__Given information__.
******

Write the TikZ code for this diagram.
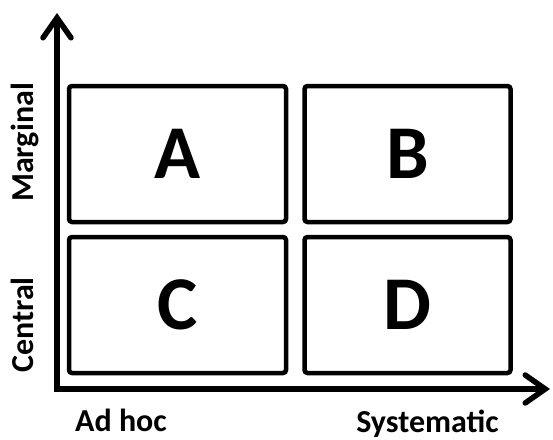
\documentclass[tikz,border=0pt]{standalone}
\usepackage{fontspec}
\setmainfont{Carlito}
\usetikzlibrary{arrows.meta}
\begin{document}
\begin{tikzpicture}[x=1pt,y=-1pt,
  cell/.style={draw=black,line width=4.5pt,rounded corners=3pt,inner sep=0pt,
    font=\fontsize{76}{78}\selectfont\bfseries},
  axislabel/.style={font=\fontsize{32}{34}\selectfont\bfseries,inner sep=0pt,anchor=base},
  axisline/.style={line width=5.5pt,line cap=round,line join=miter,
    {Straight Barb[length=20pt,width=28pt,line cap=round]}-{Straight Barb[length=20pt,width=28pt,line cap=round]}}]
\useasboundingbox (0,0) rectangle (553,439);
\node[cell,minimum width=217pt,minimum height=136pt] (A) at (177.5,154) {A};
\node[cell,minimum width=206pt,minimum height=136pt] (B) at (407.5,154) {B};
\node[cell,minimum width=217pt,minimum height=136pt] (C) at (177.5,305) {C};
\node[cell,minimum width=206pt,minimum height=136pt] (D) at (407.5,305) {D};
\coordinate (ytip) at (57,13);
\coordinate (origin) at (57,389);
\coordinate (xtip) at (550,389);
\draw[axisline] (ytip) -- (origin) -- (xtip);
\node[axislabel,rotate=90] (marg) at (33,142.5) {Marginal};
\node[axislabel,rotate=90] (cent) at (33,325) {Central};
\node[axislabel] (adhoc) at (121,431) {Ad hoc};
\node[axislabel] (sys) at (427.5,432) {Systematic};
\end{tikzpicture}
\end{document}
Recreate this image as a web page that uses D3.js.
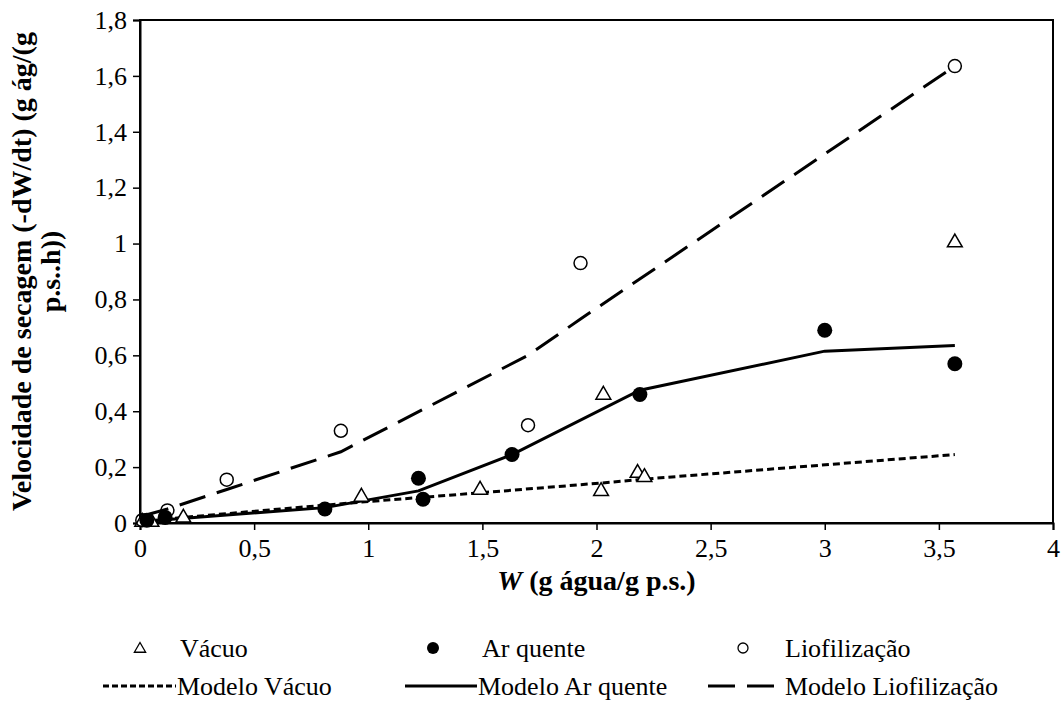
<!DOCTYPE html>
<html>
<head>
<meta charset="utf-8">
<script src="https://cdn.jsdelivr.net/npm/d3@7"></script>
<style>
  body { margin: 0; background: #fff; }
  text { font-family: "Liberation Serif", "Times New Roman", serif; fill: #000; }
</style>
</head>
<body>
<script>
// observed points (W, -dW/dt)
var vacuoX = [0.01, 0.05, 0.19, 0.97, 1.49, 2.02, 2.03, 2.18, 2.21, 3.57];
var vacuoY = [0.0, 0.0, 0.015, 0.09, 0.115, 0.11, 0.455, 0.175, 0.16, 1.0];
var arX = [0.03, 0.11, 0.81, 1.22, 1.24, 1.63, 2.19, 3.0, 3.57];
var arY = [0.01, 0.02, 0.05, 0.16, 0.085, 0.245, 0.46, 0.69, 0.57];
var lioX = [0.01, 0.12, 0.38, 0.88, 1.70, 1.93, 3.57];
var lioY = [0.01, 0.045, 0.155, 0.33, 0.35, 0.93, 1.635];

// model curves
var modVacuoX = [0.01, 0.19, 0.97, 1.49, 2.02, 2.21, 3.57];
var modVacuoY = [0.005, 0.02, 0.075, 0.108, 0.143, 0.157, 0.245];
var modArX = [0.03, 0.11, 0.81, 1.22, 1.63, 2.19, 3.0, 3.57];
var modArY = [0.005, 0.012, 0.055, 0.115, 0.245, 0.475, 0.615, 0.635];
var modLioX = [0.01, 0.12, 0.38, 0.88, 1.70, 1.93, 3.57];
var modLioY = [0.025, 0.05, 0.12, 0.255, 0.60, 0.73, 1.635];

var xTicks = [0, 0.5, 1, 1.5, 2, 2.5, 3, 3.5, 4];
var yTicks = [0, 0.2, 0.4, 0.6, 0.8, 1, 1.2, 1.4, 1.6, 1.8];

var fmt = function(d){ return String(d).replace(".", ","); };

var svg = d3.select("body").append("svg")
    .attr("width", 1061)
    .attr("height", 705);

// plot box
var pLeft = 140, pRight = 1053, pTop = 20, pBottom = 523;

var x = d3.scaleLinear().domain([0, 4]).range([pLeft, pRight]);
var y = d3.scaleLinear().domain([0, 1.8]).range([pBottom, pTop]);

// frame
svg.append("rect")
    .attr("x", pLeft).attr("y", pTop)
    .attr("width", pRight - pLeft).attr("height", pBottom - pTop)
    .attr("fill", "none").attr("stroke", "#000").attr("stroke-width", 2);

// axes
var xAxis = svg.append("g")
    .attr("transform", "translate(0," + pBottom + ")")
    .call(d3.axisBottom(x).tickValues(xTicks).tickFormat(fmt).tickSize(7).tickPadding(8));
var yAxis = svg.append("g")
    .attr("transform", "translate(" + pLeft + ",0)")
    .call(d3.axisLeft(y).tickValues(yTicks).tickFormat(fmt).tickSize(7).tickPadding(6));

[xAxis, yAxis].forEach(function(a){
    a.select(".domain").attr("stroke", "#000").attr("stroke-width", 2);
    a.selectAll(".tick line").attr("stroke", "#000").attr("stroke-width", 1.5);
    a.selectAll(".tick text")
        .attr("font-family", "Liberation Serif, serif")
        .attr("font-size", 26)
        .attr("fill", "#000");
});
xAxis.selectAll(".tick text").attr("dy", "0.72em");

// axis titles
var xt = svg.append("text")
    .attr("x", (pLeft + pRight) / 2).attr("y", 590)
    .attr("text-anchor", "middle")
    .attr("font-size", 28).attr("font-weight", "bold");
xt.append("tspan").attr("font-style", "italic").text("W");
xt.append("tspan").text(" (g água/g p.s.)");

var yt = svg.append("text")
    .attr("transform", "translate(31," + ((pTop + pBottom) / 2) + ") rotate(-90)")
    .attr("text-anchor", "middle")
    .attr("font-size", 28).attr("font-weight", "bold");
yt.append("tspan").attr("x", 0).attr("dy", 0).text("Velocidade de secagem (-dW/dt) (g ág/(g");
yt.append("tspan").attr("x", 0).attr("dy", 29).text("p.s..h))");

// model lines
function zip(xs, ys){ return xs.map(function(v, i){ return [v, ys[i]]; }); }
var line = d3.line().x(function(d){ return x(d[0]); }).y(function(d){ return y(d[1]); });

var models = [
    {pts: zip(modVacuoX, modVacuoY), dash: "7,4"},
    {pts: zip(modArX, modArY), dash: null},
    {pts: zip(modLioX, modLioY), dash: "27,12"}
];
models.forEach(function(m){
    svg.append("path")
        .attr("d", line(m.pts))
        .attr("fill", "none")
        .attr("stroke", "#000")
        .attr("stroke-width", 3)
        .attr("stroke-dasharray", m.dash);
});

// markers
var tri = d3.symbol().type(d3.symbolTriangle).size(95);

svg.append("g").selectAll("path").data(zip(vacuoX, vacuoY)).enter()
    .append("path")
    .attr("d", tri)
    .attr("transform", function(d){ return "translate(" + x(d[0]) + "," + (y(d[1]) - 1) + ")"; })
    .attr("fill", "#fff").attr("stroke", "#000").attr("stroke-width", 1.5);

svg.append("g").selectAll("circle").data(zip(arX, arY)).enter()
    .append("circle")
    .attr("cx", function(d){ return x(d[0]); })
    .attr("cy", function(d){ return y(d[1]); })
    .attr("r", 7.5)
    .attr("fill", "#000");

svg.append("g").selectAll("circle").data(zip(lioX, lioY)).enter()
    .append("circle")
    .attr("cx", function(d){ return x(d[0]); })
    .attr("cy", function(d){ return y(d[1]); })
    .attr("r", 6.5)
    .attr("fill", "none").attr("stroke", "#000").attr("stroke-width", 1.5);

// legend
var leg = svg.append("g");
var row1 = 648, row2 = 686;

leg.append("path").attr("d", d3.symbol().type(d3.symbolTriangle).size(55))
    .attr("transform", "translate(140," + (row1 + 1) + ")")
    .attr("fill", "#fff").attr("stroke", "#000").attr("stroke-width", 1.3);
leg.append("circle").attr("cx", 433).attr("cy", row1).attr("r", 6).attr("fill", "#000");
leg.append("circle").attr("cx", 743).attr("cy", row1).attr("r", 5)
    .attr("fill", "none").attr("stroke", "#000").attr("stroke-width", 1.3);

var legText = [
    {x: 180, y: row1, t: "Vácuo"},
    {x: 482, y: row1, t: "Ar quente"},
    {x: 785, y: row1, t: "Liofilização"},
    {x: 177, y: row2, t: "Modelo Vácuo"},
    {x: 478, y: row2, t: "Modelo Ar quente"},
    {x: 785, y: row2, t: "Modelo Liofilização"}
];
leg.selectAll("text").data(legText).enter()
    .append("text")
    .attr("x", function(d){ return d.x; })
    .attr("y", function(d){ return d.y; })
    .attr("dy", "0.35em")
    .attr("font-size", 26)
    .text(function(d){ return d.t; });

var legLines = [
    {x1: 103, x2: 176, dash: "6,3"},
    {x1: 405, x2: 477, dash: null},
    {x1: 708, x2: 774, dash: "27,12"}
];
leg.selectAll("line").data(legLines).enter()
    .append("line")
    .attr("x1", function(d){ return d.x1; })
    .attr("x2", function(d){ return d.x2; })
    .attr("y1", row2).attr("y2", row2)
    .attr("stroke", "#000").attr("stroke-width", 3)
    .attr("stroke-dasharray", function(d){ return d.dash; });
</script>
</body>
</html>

******

Start at the line containing "Recreate this image" and stop at the line containing "var lioY = [0.01, 0.045, 0.155, 0.33, 0.35, 0.93, 1.635];"; transcribe those lines exactly, skipping pictures.

Recreate this image as a web page that uses D3.js.
<!DOCTYPE html>
<html>
<head>
<meta charset="utf-8">
<script src="https://cdn.jsdelivr.net/npm/d3@7"></script>
<style>
  body { margin: 0; background: #fff; }
  text { font-family: "Liberation Serif", "Times New Roman", serif; fill: #000; }
</style>
</head>
<body>
<script>
// observed points (W, -dW/dt)
var vacuoX = [0.01, 0.05, 0.19, 0.97, 1.49, 2.02, 2.03, 2.18, 2.21, 3.57];
var vacuoY = [0.0, 0.0, 0.015, 0.09, 0.115, 0.11, 0.455, 0.175, 0.16, 1.0];
var arX = [0.03, 0.11, 0.81, 1.22, 1.24, 1.63, 2.19, 3.0, 3.57];
var arY = [0.01, 0.02, 0.05, 0.16, 0.085, 0.245, 0.46, 0.69, 0.57];
var lioX = [0.01, 0.12, 0.38, 0.88, 1.70, 1.93, 3.57];
var lioY = [0.01, 0.045, 0.155, 0.33, 0.35, 0.93, 1.635];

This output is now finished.